In deference to such good taste more ex-WD paint was purchased, this time of a dirty green shade. Naturally the colour led to ribald comment that she was really being camouflaged. Happily this paint dried rapidly, as did the bituminous paint applied to the hull. For the first time since she had been raised on this latest occasion, Adelina began to look smart.

Although the commercial about inner cleanliness coming first was reversed, her cabins were not completely neglected in the spring clean. Before commencing the journey we spent a fair amount of time making her comfortable enough to stay on during the hauling weekends. The average speed indicated there would be many of these. Both the engineless state, and the uncertain canal-worthiness of the hull suggested an extended journey.

A vision of Adelina being pulled to her unknown destination by a coal preparation engineer in a bathchair was quite difficult to dispel. Nor was the destination the only unknown: so was the likelihood of Adelina arriving there without disintegrating en route. As it turned out, the hull was basically very strong, for a boat built to have thirty tons of coal thrown in, far from gently, day in day for fifty years must be soundly constructed. Once a hull has retired from active service, to the uninitiated it may seem to be in quite poor condition but in reality be very long lived in its new regime and give many years of trouble free service.

Such turned out to be the case with Adelina; but in the early stages, never having had a narrow boat before (they come but rarely in a lifetime), I tended to fear the worst whenever possible.

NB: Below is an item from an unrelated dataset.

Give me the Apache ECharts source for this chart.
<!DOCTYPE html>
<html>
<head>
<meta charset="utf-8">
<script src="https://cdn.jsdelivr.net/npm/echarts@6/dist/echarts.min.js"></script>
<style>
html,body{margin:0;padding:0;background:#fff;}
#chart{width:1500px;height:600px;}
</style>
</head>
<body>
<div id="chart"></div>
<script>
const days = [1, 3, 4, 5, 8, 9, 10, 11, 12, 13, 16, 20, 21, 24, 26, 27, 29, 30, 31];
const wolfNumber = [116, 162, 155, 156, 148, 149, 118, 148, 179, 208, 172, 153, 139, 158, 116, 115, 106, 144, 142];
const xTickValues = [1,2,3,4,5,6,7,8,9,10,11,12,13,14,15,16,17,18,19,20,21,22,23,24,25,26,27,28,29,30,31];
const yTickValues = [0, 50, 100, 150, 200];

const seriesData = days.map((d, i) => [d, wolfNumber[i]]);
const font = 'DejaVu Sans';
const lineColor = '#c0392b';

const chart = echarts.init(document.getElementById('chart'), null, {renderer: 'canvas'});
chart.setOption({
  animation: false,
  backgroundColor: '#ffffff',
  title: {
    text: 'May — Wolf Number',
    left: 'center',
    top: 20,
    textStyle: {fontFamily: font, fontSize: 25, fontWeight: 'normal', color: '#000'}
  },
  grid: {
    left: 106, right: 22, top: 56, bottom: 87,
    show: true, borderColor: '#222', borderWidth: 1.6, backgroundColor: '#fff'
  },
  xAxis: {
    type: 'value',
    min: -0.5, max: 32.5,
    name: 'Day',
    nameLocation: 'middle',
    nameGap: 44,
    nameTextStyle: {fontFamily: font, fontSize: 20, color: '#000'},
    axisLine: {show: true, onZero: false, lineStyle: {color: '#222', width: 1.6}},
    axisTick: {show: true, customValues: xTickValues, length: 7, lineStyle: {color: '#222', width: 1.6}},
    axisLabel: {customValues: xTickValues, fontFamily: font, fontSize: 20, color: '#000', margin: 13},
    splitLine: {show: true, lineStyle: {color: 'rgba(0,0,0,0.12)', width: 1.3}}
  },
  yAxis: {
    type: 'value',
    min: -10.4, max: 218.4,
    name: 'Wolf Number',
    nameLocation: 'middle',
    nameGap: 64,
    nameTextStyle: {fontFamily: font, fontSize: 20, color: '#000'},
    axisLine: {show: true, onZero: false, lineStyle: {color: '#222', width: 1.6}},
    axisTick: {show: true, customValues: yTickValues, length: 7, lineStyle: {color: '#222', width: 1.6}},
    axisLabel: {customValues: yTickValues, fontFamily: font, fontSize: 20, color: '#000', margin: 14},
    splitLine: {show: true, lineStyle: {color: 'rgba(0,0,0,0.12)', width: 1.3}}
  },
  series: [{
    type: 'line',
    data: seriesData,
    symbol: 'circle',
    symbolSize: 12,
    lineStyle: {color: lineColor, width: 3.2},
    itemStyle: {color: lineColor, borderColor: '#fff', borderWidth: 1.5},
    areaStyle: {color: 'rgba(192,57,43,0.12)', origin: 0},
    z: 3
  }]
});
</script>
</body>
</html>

This apprehension was increased by a gratuitous and, as it turned out, entirely erroneously depressing opinion pronounced shortly after Adelina was made fast at Horninglow. One afternoon I was attempting to heat the cabin, in a feeble effort to dry the yellow paint.

There was suddenly a banging and clattering at the entrance end of the boat: this was not particularly worrying as most visitors fell over the wood as they came in. As the clattering was not followed by imprecations and the dramatic entry of a dusty creature complaining of torn trousers, it was clear that one of the usual visitors was not involved and investigation was called for, so I went into the aft cabin. There was the old father of a boat owner at the canal basin, poking about in the hull with a penknife. To say he was testing the strength of the hull was probably an exaggeration; the octogenarian ex boat-builder had located the worst part of the hull and was basing his examination and opinion on that.

The use of chalico in Adelina's toilette has been noted, and as a section of almost pure chalico was being inspected, objective opinion was difficult. After he had prodded about for some time, each stabbing motion being followed by a disdainful withdrawal of the blade more eloquent than any words, I plucked up courage to say "Well, Sir, what would you do with her?". "Burn her!" was the authoritative reply, and with that he arose and clambered out. Such was the auspicious beginning to our marathon voyage to London.